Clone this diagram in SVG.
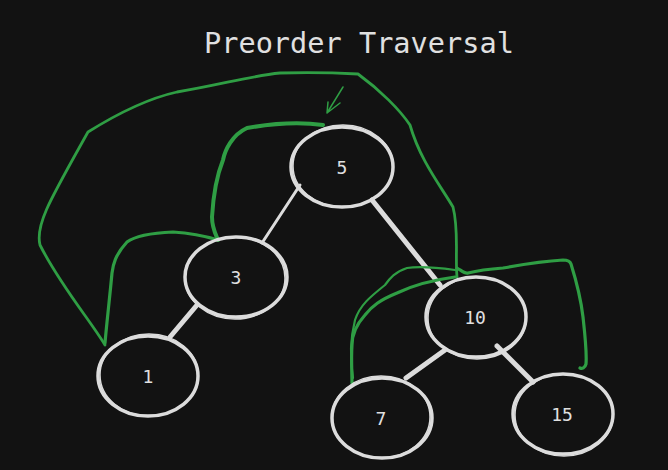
<svg xmlns="http://www.w3.org/2000/svg" width="668" height="470" viewBox="0 0 668 470">
<style>
.bg{fill:#121212}
.node ellipse{fill:none;stroke:#dcdcdc;stroke-width:3.5}
.node .sk{stroke-width:1.5}
.node text{font-family:"DejaVu Sans Mono","Liberation Mono",monospace;font-size:18px;fill:#e0e0e0;text-anchor:middle;dominant-baseline:central}
.edge{stroke:#dcdcdc;stroke-linecap:round;fill:none}
.g{fill:none;stroke:#2f9e44;stroke-linecap:round;stroke-linejoin:round}
.title{font-family:"DejaVu Sans Mono","Liberation Mono",monospace;font-size:28.6px;fill:#e0e0e0}
</style>
<rect class="bg" x="0" y="0" width="668" height="470"/>
<text class="title" x="204" y="53">Preorder Traversal</text>
<g id="connectors">
<line class="edge" x1="300" y1="185" x2="262" y2="243" stroke-width="3"/>
<line class="edge" x1="372" y1="200" x2="440" y2="285" stroke-width="5"/>
<line class="edge" x1="197" y1="305" x2="170" y2="337" stroke-width="5"/>
<line class="edge" x1="445" y1="350" x2="406" y2="378" stroke-width="5"/>
<line class="edge" x1="497" y1="346" x2="533" y2="382" stroke-width="5"/>
</g>
<g id="traversal">
<path class="g" stroke-width="2.8" d="M105,345 C90,320 60,285 40,245 C35,225 50,200 88,132 C120,112 150,98 177,92 C220,85 250,76 280,73 C310,72 340,73 358,74 C380,90 400,110 410,125 C420,160 440,185 453,207 C459,230 455,255 457,277"/>
<path class="g" stroke-width="4" d="M323,125 C300,122 270,124 247,128 C232,135 225,150 223,160 C215,180 213,200 212,217 C212,228 216,235 218,240"/>
<path class="g" stroke-width="3.2" d="M218,240 C205,236 190,233 173,232 C150,233 135,236 127,242 C115,255 113,265 112,273 C110,295 107,320 105,343"/>
<path class="g" stroke-width="1.5" d="M343,87 L327,113 M328,102 L327,113 L340,103"/>
<path class="g" stroke-width="3.2" d="M455,277 C440,279 420,282 397,293 C380,300 372,306 365,315 C356,325 352,335 352,345 C351,360 352,372 352,383"/>
<path class="g" stroke-width="2.2" d="M455,270 C440,268 420,266 407,268 C395,272 390,278 385,285 C370,297 360,305 355,320 C350,340 350,360 353,378"/>
<path class="g" stroke-width="3.2" d="M457,268 C462,271 465,274 468,273 C480,270 490,269 503,268 C525,264 545,261 563,260 C568,260 570,261 571,264 C576,280 581,300 583,317 C585,335 587,352 586,364 C585,368 582,369 580,368"/>
</g>
<g id="n5" class="node"><ellipse cx="342" cy="167" rx="51" ry="40"/><ellipse class="sk" cx="343" cy="166" rx="50" ry="41"/><text x="342" y="167">5</text></g>
<g id="n3" class="node"><ellipse cx="236" cy="277" rx="51" ry="40"/><ellipse class="sk" cx="235" cy="278" rx="50" ry="41"/><text x="236" y="277">3</text></g>
<g id="n1" class="node"><ellipse cx="148" cy="376" rx="50" ry="40"/><ellipse class="sk" cx="149" cy="375" rx="49" ry="41"/><text x="148" y="376">1</text></g>
<g id="n10" class="node"><ellipse cx="476" cy="317" rx="50" ry="40"/><ellipse class="sk" cx="477" cy="318" rx="49" ry="41"/><text x="475" y="317">10</text></g>
<g id="n7" class="node"><ellipse cx="382" cy="418" rx="50" ry="40"/><ellipse class="sk" cx="381" cy="417" rx="49" ry="41"/><text x="381" y="418">7</text></g>
<g id="n15" class="node"><ellipse cx="563" cy="414" rx="50" ry="40"/><ellipse class="sk" cx="564" cy="415" rx="49" ry="41"/><text x="562" y="414">15</text></g>
</svg>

# # #

> [The problem]:
Leave out the pictures and copy the rest of the material above exactly.

> [Response to the exercise]:
Clone this diagram in SVG.
<svg xmlns="http://www.w3.org/2000/svg" width="668" height="470" viewBox="0 0 668 470">
<style>
.bg{fill:#121212}
.node ellipse{fill:none;stroke:#dcdcdc;stroke-width:3.5}
.node .sk{stroke-width:1.5}
.node text{font-family:"DejaVu Sans Mono","Liberation Mono",monospace;font-size:18px;fill:#e0e0e0;text-anchor:middle;dominant-baseline:central}
.edge{stroke:#dcdcdc;stroke-linecap:round;fill:none}
.g{fill:none;stroke:#2f9e44;stroke-linecap:round;stroke-linejoin:round}
.title{font-family:"DejaVu Sans Mono","Liberation Mono",monospace;font-size:28.6px;fill:#e0e0e0}
</style>
<rect class="bg" x="0" y="0" width="668" height="470"/>
<text class="title" x="204" y="53">Preorder Traversal</text>
<g id="connectors">
<line class="edge" x1="300" y1="185" x2="262" y2="243" stroke-width="3"/>
<line class="edge" x1="372" y1="200" x2="440" y2="285" stroke-width="5"/>
<line class="edge" x1="197" y1="305" x2="170" y2="337" stroke-width="5"/>
<line class="edge" x1="445" y1="350" x2="406" y2="378" stroke-width="5"/>
<line class="edge" x1="497" y1="346" x2="533" y2="382" stroke-width="5"/>
</g>
<g id="traversal">
<path class="g" stroke-width="2.8" d="M105,345 C90,320 60,285 40,245 C35,225 50,200 88,132 C120,112 150,98 177,92 C220,85 250,76 280,73 C310,72 340,73 358,74 C380,90 400,110 410,125 C420,160 440,185 453,207 C459,230 455,255 457,277"/>
<path class="g" stroke-width="4" d="M323,125 C300,122 270,124 247,128 C232,135 225,150 223,160 C215,180 213,200 212,217 C212,228 216,235 218,240"/>
<path class="g" stroke-width="3.2" d="M218,240 C205,236 190,233 173,232 C150,233 135,236 127,242 C115,255 113,265 112,273 C110,295 107,320 105,343"/>
<path class="g" stroke-width="1.5" d="M343,87 L327,113 M328,102 L327,113 L340,103"/>
<path class="g" stroke-width="3.2" d="M455,277 C440,279 420,282 397,293 C380,300 372,306 365,315 C356,325 352,335 352,345 C351,360 352,372 352,383"/>
<path class="g" stroke-width="2.2" d="M455,270 C440,268 420,266 407,268 C395,272 390,278 385,285 C370,297 360,305 355,320 C350,340 350,360 353,378"/>
<path class="g" stroke-width="3.2" d="M457,268 C462,271 465,274 468,273 C480,270 490,269 503,268 C525,264 545,261 563,260 C568,260 570,261 571,264 C576,280 581,300 583,317 C585,335 587,352 586,364 C585,368 582,369 580,368"/>
</g>
<g id="n5" class="node"><ellipse cx="342" cy="167" rx="51" ry="40"/><ellipse class="sk" cx="343" cy="166" rx="50" ry="41"/><text x="342" y="167">5</text></g>
<g id="n3" class="node"><ellipse cx="236" cy="277" rx="51" ry="40"/><ellipse class="sk" cx="235" cy="278" rx="50" ry="41"/><text x="236" y="277">3</text></g>
<g id="n1" class="node"><ellipse cx="148" cy="376" rx="50" ry="40"/><ellipse class="sk" cx="149" cy="375" rx="49" ry="41"/><text x="148" y="376">1</text></g>
<g id="n10" class="node"><ellipse cx="476" cy="317" rx="50" ry="40"/><ellipse class="sk" cx="477" cy="318" rx="49" ry="41"/><text x="475" y="317">10</text></g>
<g id="n7" class="node"><ellipse cx="382" cy="418" rx="50" ry="40"/><ellipse class="sk" cx="381" cy="417" rx="49" ry="41"/><text x="381" y="418">7</text></g>
<g id="n15" class="node"><ellipse cx="563" cy="414" rx="50" ry="40"/><ellipse class="sk" cx="564" cy="415" rx="49" ry="41"/><text x="562" y="414">15</text></g>
</svg>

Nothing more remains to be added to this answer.